-- Begin Data extract --
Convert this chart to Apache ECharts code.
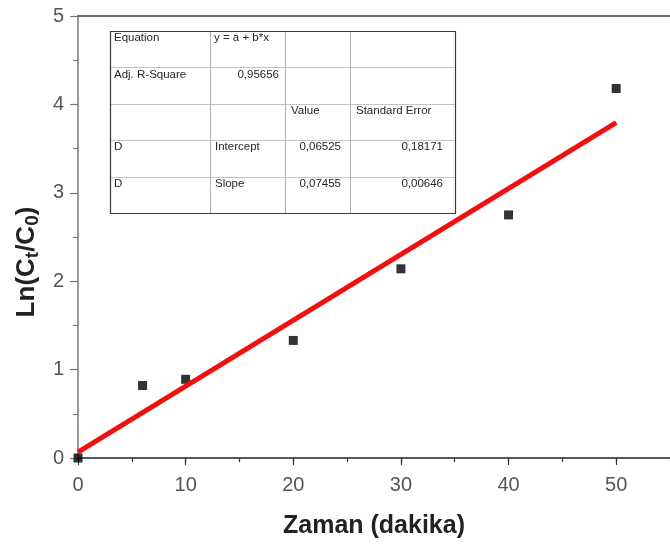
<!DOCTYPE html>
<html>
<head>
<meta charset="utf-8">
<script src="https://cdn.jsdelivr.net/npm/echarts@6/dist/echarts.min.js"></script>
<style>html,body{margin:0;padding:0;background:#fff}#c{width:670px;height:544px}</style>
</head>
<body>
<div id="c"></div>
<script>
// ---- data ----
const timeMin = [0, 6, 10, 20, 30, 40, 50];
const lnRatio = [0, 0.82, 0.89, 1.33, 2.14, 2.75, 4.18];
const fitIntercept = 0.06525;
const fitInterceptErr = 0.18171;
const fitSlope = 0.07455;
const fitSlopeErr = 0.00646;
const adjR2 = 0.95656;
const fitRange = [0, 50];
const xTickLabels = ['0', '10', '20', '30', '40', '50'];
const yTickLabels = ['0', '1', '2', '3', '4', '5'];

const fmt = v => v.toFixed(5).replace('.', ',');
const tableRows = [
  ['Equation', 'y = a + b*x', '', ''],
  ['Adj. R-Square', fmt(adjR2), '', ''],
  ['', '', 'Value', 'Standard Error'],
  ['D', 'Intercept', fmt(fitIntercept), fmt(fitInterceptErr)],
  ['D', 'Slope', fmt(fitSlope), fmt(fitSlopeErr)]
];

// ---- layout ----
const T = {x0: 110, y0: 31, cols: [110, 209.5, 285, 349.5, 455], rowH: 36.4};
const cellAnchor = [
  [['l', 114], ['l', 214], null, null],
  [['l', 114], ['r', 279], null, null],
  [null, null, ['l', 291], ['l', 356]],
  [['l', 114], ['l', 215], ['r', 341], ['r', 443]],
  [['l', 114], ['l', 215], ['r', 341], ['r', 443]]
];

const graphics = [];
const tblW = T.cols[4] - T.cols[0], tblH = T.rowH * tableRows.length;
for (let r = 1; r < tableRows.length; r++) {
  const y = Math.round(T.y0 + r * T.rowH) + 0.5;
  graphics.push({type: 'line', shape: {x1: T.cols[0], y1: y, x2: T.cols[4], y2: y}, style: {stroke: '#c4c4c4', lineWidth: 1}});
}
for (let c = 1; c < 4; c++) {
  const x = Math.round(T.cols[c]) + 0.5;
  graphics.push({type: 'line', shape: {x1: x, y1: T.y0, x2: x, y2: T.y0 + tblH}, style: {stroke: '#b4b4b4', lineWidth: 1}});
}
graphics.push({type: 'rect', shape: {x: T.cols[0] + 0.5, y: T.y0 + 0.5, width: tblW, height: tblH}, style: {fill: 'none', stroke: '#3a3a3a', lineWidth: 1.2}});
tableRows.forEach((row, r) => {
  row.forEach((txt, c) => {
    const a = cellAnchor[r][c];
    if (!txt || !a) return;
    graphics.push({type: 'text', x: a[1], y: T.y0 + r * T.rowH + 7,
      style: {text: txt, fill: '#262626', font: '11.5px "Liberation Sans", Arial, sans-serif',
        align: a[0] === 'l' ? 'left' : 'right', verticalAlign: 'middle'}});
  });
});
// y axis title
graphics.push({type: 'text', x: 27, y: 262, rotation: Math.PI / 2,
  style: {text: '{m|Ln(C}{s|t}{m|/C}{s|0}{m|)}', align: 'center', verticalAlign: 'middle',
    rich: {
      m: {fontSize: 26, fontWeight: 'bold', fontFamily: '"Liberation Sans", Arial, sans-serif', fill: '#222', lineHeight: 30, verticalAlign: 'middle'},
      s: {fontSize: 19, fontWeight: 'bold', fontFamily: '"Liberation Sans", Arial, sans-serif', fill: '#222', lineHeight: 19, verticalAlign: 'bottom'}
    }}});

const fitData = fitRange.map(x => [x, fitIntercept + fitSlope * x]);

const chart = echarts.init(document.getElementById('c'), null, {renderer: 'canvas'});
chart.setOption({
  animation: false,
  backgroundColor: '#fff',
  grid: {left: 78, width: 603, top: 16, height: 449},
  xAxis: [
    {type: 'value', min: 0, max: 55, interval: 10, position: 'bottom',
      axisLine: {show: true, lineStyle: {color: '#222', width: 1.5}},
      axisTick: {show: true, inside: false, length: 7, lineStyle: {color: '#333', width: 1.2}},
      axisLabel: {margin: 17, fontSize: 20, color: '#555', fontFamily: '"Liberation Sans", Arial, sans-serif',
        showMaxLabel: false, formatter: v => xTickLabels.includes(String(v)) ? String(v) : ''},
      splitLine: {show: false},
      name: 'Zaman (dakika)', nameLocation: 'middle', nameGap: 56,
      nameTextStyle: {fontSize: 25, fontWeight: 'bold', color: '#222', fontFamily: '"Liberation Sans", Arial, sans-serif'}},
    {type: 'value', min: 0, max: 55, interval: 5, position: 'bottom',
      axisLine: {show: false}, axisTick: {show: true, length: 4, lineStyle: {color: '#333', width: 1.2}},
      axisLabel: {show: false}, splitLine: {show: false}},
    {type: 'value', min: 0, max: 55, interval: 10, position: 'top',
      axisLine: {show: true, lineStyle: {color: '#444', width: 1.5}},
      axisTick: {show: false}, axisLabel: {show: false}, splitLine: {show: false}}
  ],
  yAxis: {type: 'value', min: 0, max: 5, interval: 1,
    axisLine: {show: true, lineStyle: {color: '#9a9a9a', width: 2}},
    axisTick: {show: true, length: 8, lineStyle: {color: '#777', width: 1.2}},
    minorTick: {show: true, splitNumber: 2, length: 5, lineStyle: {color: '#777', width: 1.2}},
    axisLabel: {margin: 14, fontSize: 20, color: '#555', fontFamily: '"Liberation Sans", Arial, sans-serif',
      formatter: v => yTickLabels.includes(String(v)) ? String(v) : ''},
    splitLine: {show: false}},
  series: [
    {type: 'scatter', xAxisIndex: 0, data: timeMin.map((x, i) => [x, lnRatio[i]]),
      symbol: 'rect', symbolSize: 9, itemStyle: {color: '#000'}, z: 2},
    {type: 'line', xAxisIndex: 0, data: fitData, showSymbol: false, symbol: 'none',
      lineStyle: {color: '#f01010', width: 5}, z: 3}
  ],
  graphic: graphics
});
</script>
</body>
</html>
-- End Data extract --
-- Begin Data extract --
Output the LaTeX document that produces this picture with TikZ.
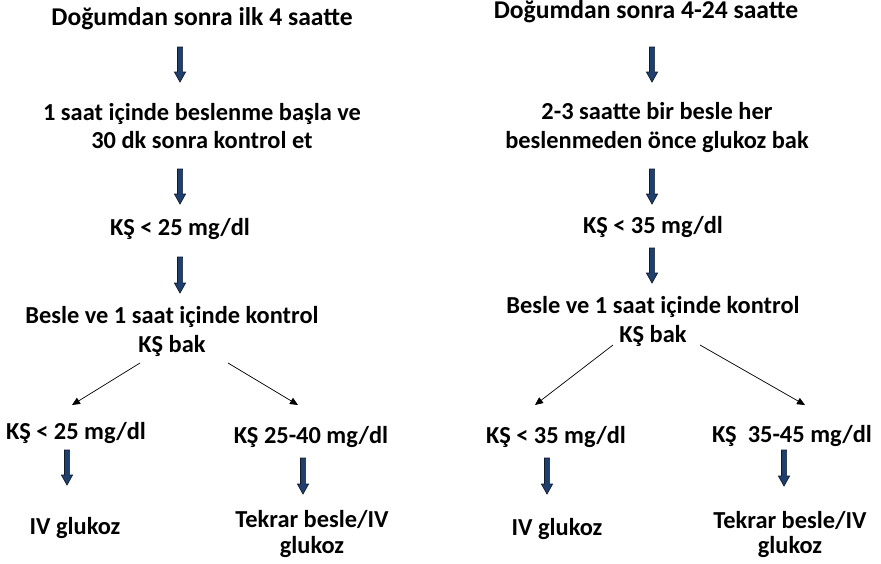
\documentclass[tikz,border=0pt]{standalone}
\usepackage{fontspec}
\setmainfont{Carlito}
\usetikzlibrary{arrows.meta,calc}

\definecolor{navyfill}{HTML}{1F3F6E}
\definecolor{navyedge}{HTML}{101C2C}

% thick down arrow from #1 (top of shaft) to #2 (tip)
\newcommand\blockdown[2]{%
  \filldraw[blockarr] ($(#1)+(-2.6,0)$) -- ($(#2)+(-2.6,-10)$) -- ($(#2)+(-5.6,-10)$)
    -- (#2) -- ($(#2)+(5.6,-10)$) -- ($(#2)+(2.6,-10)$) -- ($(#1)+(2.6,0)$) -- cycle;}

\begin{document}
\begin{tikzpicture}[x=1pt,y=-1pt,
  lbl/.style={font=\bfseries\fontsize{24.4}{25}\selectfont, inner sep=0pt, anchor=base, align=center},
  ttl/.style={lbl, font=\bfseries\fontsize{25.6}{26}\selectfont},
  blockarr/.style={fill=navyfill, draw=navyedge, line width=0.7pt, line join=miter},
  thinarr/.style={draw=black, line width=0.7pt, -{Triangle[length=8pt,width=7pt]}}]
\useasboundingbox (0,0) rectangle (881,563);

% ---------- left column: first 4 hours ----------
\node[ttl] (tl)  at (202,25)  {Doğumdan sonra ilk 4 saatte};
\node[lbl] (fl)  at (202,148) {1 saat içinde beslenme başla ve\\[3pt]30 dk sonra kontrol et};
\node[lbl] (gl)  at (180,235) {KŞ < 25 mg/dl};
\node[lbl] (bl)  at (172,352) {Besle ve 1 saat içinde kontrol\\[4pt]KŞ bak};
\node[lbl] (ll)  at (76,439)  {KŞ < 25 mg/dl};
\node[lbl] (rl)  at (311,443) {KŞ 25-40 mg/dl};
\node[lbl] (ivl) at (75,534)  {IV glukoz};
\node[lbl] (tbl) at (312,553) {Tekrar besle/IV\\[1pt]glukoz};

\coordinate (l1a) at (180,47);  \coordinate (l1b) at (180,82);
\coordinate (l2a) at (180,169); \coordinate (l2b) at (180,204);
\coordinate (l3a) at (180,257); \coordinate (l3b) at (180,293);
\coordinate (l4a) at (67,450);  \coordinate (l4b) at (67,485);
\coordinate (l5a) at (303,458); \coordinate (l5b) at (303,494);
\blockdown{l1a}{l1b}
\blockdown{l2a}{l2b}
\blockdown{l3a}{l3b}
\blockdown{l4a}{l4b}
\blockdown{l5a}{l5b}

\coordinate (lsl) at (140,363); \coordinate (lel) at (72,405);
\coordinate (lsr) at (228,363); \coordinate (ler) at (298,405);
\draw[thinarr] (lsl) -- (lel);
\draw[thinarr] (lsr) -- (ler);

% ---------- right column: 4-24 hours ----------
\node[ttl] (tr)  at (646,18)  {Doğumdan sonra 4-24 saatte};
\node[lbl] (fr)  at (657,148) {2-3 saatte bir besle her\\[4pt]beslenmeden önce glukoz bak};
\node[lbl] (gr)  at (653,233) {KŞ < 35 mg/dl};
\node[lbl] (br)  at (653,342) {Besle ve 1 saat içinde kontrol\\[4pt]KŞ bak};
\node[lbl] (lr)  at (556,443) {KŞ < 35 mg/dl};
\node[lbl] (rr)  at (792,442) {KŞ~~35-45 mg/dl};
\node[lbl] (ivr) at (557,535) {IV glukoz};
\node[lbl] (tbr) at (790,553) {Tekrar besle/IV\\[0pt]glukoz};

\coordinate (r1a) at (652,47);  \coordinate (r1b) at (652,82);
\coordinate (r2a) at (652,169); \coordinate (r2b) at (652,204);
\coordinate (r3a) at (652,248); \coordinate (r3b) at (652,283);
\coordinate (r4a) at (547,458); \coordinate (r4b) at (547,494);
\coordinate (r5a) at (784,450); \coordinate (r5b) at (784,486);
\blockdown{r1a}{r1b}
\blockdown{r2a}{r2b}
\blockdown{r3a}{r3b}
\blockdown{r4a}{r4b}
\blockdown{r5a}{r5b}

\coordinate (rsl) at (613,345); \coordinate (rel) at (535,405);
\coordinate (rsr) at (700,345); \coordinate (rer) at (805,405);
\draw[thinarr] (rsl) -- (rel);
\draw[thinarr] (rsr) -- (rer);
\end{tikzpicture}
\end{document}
-- End Data extract --
-- Begin Data extract --
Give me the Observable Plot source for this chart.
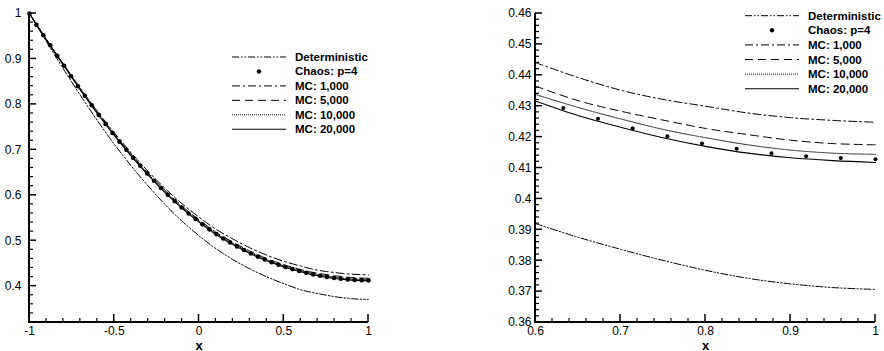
-- End Data extract --
### Stated exercise
Copy exactly the stretch of lines that starts at the line holding "Output the LaTeX" and ends at the line holding "(0,0) rectangle (881,563);". Drop the pictures.

### The solution
Output the LaTeX document that produces this picture with TikZ.
\documentclass[tikz,border=0pt]{standalone}
\usepackage{fontspec}
\setmainfont{Carlito}
\usetikzlibrary{arrows.meta,calc}

\definecolor{navyfill}{HTML}{1F3F6E}
\definecolor{navyedge}{HTML}{101C2C}

% thick down arrow from #1 (top of shaft) to #2 (tip)
\newcommand\blockdown[2]{%
  \filldraw[blockarr] ($(#1)+(-2.6,0)$) -- ($(#2)+(-2.6,-10)$) -- ($(#2)+(-5.6,-10)$)
    -- (#2) -- ($(#2)+(5.6,-10)$) -- ($(#2)+(2.6,-10)$) -- ($(#1)+(2.6,0)$) -- cycle;}

\begin{document}
\begin{tikzpicture}[x=1pt,y=-1pt,
  lbl/.style={font=\bfseries\fontsize{24.4}{25}\selectfont, inner sep=0pt, anchor=base, align=center},
  ttl/.style={lbl, font=\bfseries\fontsize{25.6}{26}\selectfont},
  blockarr/.style={fill=navyfill, draw=navyedge, line width=0.7pt, line join=miter},
  thinarr/.style={draw=black, line width=0.7pt, -{Triangle[length=8pt,width=7pt]}}]
\useasboundingbox (0,0) rectangle (881,563);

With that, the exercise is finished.